TASK DIRECTIONS —
Pull every line containing "image" out of the material below.

DATASET SECTION —
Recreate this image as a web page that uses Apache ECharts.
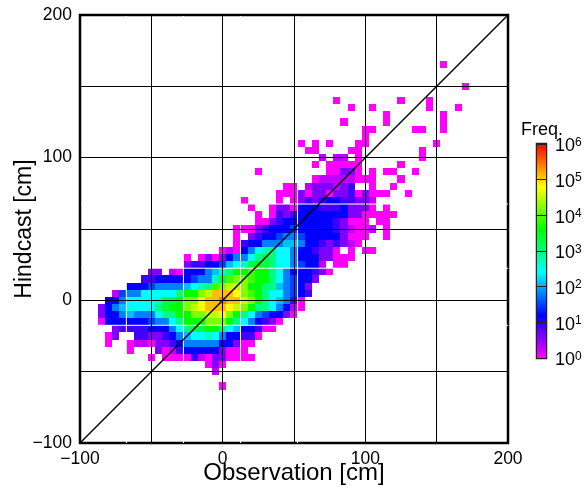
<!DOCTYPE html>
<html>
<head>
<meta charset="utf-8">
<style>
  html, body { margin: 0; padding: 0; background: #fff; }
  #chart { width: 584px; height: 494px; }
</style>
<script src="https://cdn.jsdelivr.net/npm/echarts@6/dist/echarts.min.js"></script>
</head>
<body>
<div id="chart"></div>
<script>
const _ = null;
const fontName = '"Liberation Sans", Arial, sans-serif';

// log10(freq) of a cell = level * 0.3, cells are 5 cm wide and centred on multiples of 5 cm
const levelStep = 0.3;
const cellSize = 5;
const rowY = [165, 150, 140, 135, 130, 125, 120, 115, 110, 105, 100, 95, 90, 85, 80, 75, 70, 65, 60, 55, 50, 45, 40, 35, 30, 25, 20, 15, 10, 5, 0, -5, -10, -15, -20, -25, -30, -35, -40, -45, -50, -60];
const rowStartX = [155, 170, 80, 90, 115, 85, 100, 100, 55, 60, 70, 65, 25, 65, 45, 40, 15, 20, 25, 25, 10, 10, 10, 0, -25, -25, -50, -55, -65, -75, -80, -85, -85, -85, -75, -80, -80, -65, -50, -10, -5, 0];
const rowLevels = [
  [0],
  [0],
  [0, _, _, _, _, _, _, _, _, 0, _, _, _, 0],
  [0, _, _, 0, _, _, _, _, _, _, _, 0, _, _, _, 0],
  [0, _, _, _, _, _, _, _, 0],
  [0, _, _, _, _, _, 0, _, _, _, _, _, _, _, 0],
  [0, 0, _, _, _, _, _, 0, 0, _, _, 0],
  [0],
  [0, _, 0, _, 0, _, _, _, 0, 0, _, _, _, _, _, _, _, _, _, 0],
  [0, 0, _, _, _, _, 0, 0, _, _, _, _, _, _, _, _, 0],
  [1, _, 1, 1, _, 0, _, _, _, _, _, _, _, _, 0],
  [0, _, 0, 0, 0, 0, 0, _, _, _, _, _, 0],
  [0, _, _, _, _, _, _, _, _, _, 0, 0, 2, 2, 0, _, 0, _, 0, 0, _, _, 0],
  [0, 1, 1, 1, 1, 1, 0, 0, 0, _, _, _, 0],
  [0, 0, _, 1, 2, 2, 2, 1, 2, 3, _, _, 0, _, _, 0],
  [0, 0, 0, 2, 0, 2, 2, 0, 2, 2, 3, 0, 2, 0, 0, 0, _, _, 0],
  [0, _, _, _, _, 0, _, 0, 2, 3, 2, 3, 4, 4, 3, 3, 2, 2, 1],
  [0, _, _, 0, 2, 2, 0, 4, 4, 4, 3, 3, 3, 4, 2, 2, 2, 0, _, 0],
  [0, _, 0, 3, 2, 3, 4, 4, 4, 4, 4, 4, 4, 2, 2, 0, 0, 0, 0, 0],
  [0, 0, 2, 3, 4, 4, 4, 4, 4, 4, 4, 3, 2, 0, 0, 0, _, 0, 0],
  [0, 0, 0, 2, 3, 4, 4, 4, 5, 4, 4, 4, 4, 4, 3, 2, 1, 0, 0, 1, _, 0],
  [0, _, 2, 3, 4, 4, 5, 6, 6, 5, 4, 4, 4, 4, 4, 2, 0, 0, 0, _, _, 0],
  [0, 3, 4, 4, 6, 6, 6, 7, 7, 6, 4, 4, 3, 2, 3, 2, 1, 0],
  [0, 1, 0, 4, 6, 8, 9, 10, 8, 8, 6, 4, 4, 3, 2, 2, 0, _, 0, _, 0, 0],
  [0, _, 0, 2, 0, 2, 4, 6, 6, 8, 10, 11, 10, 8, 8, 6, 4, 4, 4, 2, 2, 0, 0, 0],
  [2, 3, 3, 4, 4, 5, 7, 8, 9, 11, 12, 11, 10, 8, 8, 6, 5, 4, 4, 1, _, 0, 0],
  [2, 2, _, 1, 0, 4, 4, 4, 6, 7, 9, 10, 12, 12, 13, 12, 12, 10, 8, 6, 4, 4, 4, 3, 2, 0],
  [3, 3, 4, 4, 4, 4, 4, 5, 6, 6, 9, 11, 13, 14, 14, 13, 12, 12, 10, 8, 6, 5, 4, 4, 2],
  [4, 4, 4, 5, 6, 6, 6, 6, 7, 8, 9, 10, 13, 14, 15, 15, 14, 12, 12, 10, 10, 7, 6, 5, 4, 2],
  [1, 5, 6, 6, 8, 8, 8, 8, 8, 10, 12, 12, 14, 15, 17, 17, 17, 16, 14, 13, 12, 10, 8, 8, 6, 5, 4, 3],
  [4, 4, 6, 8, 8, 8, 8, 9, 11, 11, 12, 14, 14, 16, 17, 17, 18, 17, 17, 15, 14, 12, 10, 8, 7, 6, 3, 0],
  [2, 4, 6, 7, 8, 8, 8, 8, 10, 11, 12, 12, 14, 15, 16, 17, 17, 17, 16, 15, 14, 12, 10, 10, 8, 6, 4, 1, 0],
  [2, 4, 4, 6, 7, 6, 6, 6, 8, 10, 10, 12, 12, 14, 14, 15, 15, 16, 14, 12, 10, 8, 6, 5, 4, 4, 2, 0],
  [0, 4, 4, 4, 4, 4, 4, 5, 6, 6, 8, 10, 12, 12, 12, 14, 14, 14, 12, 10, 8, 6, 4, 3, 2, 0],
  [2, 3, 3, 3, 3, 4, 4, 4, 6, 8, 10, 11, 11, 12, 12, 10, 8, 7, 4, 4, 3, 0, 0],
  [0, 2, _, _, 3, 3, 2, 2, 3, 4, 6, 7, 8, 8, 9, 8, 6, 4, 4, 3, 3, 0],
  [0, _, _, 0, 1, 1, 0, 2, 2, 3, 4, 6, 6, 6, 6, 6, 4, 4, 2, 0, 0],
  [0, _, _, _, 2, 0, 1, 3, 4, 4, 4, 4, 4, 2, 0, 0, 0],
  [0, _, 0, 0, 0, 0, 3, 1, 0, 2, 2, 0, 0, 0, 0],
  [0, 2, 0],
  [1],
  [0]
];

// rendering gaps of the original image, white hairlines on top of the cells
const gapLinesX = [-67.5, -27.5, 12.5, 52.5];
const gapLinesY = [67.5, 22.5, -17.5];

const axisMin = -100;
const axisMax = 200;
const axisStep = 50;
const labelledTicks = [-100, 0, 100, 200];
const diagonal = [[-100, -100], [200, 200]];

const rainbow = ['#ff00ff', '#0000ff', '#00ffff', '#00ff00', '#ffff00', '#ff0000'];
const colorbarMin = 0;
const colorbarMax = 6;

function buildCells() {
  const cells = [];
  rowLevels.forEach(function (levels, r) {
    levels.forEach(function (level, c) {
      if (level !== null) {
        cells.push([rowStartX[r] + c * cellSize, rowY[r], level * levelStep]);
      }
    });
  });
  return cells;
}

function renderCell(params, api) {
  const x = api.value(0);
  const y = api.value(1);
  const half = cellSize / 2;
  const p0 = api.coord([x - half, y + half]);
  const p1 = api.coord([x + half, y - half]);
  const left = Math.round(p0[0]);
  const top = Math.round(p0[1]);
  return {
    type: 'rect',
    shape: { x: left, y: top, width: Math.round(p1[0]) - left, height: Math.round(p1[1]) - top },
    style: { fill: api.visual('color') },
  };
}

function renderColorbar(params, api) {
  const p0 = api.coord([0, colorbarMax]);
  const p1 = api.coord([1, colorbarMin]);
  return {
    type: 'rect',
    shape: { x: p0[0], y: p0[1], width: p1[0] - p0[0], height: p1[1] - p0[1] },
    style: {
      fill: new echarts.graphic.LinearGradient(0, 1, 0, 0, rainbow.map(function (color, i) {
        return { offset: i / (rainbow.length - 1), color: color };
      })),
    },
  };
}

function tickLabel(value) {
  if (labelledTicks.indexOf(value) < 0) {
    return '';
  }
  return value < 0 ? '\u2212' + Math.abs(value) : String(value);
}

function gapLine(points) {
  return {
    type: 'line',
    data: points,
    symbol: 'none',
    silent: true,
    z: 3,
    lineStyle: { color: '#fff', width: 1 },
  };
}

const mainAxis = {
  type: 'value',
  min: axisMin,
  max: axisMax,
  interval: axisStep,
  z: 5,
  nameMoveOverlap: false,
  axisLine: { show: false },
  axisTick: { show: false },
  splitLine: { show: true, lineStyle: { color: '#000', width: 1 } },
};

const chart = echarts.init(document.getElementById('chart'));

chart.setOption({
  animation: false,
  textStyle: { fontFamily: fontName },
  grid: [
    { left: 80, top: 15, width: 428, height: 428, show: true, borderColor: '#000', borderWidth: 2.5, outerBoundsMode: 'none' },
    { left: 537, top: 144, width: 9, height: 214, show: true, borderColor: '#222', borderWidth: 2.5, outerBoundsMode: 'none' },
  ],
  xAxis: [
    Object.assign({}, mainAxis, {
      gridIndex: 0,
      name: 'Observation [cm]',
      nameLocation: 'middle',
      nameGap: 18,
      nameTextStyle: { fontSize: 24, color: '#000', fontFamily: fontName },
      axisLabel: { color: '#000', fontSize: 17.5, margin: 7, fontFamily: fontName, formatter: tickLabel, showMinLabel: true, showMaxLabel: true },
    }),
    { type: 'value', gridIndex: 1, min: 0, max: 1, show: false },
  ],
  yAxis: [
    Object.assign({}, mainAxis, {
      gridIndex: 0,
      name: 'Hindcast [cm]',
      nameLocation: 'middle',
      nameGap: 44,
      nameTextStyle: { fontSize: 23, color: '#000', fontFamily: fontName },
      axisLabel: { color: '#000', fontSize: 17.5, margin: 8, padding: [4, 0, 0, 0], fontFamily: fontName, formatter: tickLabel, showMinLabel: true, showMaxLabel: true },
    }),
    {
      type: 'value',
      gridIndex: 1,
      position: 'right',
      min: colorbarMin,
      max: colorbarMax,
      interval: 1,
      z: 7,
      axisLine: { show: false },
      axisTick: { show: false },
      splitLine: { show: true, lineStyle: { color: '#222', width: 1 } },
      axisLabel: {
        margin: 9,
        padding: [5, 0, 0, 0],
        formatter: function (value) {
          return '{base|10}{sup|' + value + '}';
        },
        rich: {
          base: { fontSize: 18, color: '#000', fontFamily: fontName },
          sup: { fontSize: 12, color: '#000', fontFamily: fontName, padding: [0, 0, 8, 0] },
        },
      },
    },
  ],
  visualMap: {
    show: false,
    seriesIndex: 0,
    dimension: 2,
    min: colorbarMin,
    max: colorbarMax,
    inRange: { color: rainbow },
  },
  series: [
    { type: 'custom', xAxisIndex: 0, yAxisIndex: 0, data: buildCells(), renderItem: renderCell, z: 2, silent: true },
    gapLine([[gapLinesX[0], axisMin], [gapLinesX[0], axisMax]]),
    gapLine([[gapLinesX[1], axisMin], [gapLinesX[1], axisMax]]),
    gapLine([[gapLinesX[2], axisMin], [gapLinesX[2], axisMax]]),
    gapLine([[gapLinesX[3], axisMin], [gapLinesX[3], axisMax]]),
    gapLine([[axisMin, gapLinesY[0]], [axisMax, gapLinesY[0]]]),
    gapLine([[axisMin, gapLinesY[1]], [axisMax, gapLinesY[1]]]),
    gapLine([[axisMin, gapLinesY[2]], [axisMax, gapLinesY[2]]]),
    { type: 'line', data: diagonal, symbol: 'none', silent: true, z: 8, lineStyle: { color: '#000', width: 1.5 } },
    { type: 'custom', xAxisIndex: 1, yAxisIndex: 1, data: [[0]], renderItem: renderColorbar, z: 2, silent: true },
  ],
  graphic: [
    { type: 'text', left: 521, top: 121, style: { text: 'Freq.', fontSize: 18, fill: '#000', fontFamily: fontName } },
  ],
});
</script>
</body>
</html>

REPLY TO THE TASK —
Recreate this image as a web page that uses Apache ECharts.
// rendering gaps of the original image, white hairlines on top of the cells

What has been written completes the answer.